Stand by your great silent man
Il faut dire qu’en plus d’une grille de lecture sur les sacrifices nécessaires à la grandeur (intention déclarée de Chazelle) et l’élection d’Armstrong au rang de super-humain grâce à son flegme et son silence de plomb (le fameux strong silent type loué par Tony Soprano), on constate que la société de First Man est parfaitement ordonnée. Normal pour un réalisateur obsessionnel-compulsif. Normal pour les années soixante. Mais regrettable en terme de mise en perspective. Les femmes aux foyers souffrent du silence et du manque de disponibilité de leurs maris mais elles sont perdues sans eux. Alors elles font des enfants, rangent la vaisselle et discutent entre elles au bord de la piscine. Mais quand elles s’inquiètent pour la vie de leurs époux, elles sortent de leurs gonds et n’hésitent pas à remonter les bretelles des dignitaires de la NASA dans le plus grand mépris de la hiérarchie. On connaît la chanson, Stand by your man et les vaches seront bien gardées. Claire Foy, remarquable, donne toutes les nuances humainement possibles à Janet Armstrong, et Chazelle, indiscutablement virtuose, nous épargne gentiment les plans Armageddon trop grossiers (qui se souvient des yeux pleins de larmes de la pauvre Liv Tyler pendant le décollage de Ben Affleck ?). Mais la vie domestique normée et sacrificielle que Chazelle recrée sous nos yeux est à l’image de la Terre vue de la Lune. Belle, propre, idéalisée.

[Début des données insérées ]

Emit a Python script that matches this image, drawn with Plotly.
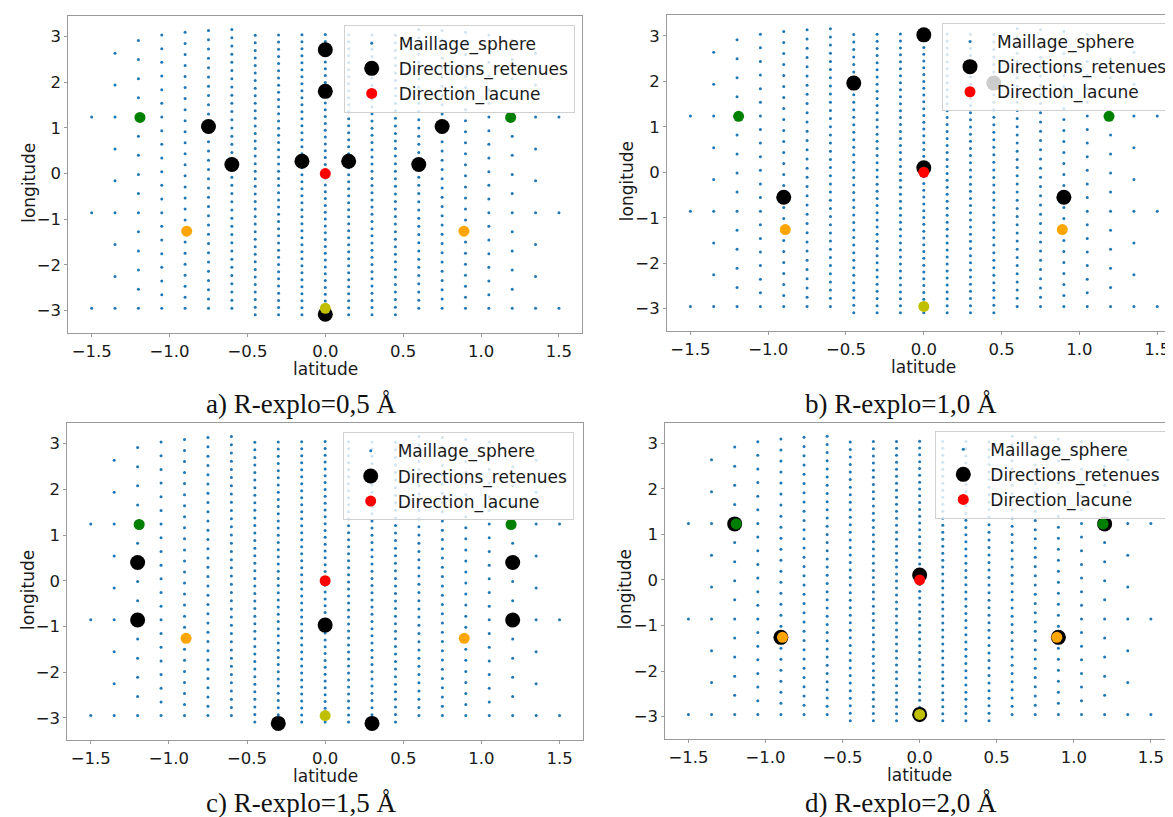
import math
import plotly.graph_objects as go

W, H = 1173, 817

# ---- sphere mesh: one column per latitude ----
mesh_lat = [-1.5, -1.35, -1.2, -1.05, -0.9, -0.75, -0.6, -0.45, -0.3, -0.15, 0.0,
            0.15, 0.3, 0.45, 0.6, 0.75, 0.9, 1.05, 1.2, 1.35, 1.5]
mesh_count = [3, 9, 15, 21, 26, 31, 35, 38, 40, 41, 42, 41, 40, 38, 35, 31, 26, 21, 15, 9, 3]
mesh_lon_start = [-2.95, -2.95, -2.95, -2.95, -2.95, -2.95, -2.95, -3.09, -3.09, -3.09, -3.09,
                  -3.09, -3.09, -3.09, -2.95, -2.95, -2.95, -2.95, -2.95, -2.95, -2.95]

# ---- fixed reference directions (same in every panel) ----
lacune_lat = [0.0]
lacune_lon = [0.0]
green_lat = [-1.19, 1.19]
green_lon = [1.23, 1.23]
orange_lat = [-0.89, 0.89]
orange_lon = [-1.26, -1.26]
olive_lat = [0.0]
olive_lon = [-2.95]

# ---- retained directions per panel ----
a_ret_lat = [0.0, 0.0, -0.75, 0.75, -0.6, 0.6, -0.15, 0.15, 0.0]
a_ret_lon = [2.71, 1.80, 1.03, 1.03, 0.20, 0.20, 0.27, 0.27, -3.08]
b_ret_lat = [0.0, -0.45, 0.45, 0.0, -0.9, 0.9]
b_ret_lon = [3.02, 1.96, 1.96, 0.10, -0.55, -0.55]
c_ret_lat = [-1.2, 1.2, -1.2, 1.2, 0.0, -0.3, 0.3]
c_ret_lon = [0.40, 0.40, -0.86, -0.86, -0.97, -3.12, -3.12]
d_ret_lat = [-1.2, 1.2, -0.9, 0.9, 0.0, 0.0]
d_ret_lon = [1.23, 1.23, -1.26, -1.26, -2.95, 0.11]

captions = ["a) R-explo=0,5 Å", "b) R-explo=1,0 Å", "c) R-explo=1,5 Å", "d) R-explo=2,0 Å"]
x_ticks = [-1.5, -1.0, -0.5, 0.0, 0.5, 1.0, 1.5]
y_ticks = [-3, -2, -1, 0, 1, 2, 3]

# build mesh points
mesh_x, mesh_y = [], []
for lat, n, s in zip(mesh_lat, mesh_count, mesh_lon_start):
    for j in range(n):
        mesh_x.append(lat)
        mesh_y.append(s + 2 * math.pi * j / n)

# panel geometry in pixels: (left, right, top, bottom)
panels = [
    (60.3, 574.3, 8.0, 325.0),
    (659.0, 1172.6, 7.3, 323.0),
    (59.3, 575.0, 415.0, 732.3),
    (657.3, 1166.0, 414.7, 731.0),
]
legend_px = [  # right, top
    (566.7, 16.7),
    (1165.0, 15.0),
    (565.7, 424.3),
    (1158.3, 422.7),
]
caption_px = [(292.5, 395.5), (893.0, 395.5), (293.0, 795.0), (893.0, 795.0)]
retained = [(a_ret_lat, a_ret_lon), (b_ret_lat, b_ret_lon), (c_ret_lat, c_ret_lon), (d_ret_lat, d_ret_lon)]

FONT = "DejaVu Sans"
AXC = "#9a9a9a"
TXT = "#1a1a1a"
fig = go.Figure()
layout = dict(
    width=W, height=H, margin=dict(l=0, r=0, t=0, b=0),
    paper_bgcolor="white", plot_bgcolor="white",
    font=dict(family=FONT, size=17, color=TXT),
    showlegend=True, annotations=[],
)

for i in range(4):
    k = "" if i == 0 else str(i + 1)
    xa, ya = "x" + k, "y" + k
    lg = "legend" + k
    ret_lat, ret_lon = retained[i]
    fig.add_trace(go.Scatter(x=mesh_x, y=mesh_y, mode="markers", name="Maillage_sphere",
                             marker=dict(size=3, color="#1f77b4"), xaxis=xa, yaxis=ya, legend=lg))
    fig.add_trace(go.Scatter(x=ret_lat, y=ret_lon, mode="markers", name="Directions_retenues",
                             marker=dict(size=15, color="black"), xaxis=xa, yaxis=ya, legend=lg))
    fig.add_trace(go.Scatter(x=lacune_lat, y=lacune_lon, mode="markers", name="Direction_lacune",
                             marker=dict(size=11, color="red"), xaxis=xa, yaxis=ya, legend=lg))
    fig.add_trace(go.Scatter(x=green_lat, y=green_lon, mode="markers", showlegend=False,
                             marker=dict(size=11, color="green"), xaxis=xa, yaxis=ya))
    fig.add_trace(go.Scatter(x=orange_lat, y=orange_lon, mode="markers", showlegend=False,
                             marker=dict(size=11, color="orange"), xaxis=xa, yaxis=ya))
    fig.add_trace(go.Scatter(x=olive_lat, y=olive_lon, mode="markers", showlegend=False,
                             marker=dict(size=11, color="#bfbf00"), xaxis=xa, yaxis=ya))

    l, r, t, b = panels[i]
    common = dict(showgrid=False, zeroline=False, showline=True, mirror=True,
                  linecolor=AXC, linewidth=1, ticks="outside", ticklen=3, tickcolor=AXC,
                  tickfont=dict(size=16.5, family=FONT, color=TXT))
    layout["xaxis" + k] = dict(common, domain=[l / W, r / W], range=[-1.65, 1.65],
                               tickvals=x_ticks, tickformat=".1f", anchor=ya)
    layout["yaxis" + k] = dict(common, domain=[1 - b / H, 1 - t / H], range=[-3.49, 3.45],
                               tickvals=y_ticks, anchor=xa)
    lr, lt = legend_px[i]
    layout[lg] = dict(x=lr / W, y=1 - lt / H, xanchor="right", yanchor="top",
                      bgcolor="rgba(255,255,255,0.8)", bordercolor="#d0d0d0", borderwidth=1,
                      font=dict(size=17, family=FONT, color=TXT), itemwidth=44)
    # axis titles
    layout["annotations"].append(dict(text="latitude", xref="paper", yref="paper",
                                      x=(l + r) / 2 / W, y=1 - (b + 36) / H, showarrow=False,
                                      xanchor="center", yanchor="middle",
                                      font=dict(size=17, family=FONT, color=TXT)))
    layout["annotations"].append(dict(text="longitude", xref="paper", yref="paper",
                                      x=(l - 40) / W, y=1 - ((t + b) / 2 + 8) / H, showarrow=False,
                                      textangle=-90, xanchor="center", yanchor="middle",
                                      font=dict(size=17, family=FONT, color=TXT)))
    cx, cy = caption_px[i]
    layout["annotations"].append(dict(text=captions[i], xref="paper", yref="paper",
                                      x=cx / W, y=1 - cy / H, showarrow=False,
                                      xanchor="center", yanchor="middle",
                                      font=dict(size=27, family="Liberation Serif", color="#111111")))

fig.update_layout(**layout)
fig.write_html("out.html")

Make the cinema great again
On note avec intérêt que les plans de décollage ou d’entraînement dans les centrifugeuses spatiales (certainement pas leur vrai nom) sont filmés avec une caméra fixée aux machines. Ainsi, quand tout tremble et tournoie, on ressent la pression en empathie directe avec le personnage (dans le but de nous faire constater à quel point on n’aurait pas supporté d’être à sa place ?) mais on reste parfaitement ancré visuellement, sans risque de mal de mer causé par des tremblotements désordonnés de caméra (croyez-en quelqu’un qui a du finir Les Bêtes du Sud Sauvage les yeux cachés sous peine de nausée). Par contre, les plans les plus instables du film arrivent sur Terre, brutaux et perturbateurs, à un moment où la mission lunaire est particulièrement en difficulté. C’est le moment où Janet Armstrong demande des comptes ; et les citoyens américains aussi. Pourquoi tout cet argent public dépensé en conquêtes inutiles au détriment d’améliorations de leurs conditions de vie ? Un activiste noir scande le poème de Gil Scott Heron, Whitey on the Moon c’est-à-dire “Le Blanc est sur la Lune”, pendant que des images d’archives se mêlent à un montage protestataire. Il est intéressant de noter que le film évoque ces problématiques d’inégalités sociales alors que rien ne l’y obligeait, mais il les évacue aussi sec et n’y revient pas. L’homme de fer finit par marcher sur la Lune à la fin, comme dans un conte de fée, et tout le monde est réuni derrière son écran de télévision en communion et en totale harmonie. Bizarrement, Chazelle qui tient tellement à ce que ses films soient personnels, ne laisse pas clairement entrevoir son point de vue sur ces questions, qu’il soulève pourtant de lui-même. La vie sur Terre serait trop instable, trop désordonnée, trop compliquée ? On ne peut rien régler des problèmes sociaux alors il faut tâcher uniquement de les transcender ? Tout se règle sur la Lune ? Dans le monde des idées ? On reste incertain. On ne sait pas si First Man est un film bon ou mauvais, mais il ne semble pas très personnel. Ou plutôt la vision du monde qu’il transmet est si froide qu’elle en devient impersonnelle. Un comble.
En parallèle, First Man, malgré sa nostalgie éthérée, est salement rattrapé par la politique. En effet, un courant conservateur, Trump en tête, reproche au film son anti-américanisme pour cause de non-plantage de bannière étoilée dans le sol lunaire. Nous voilà bien.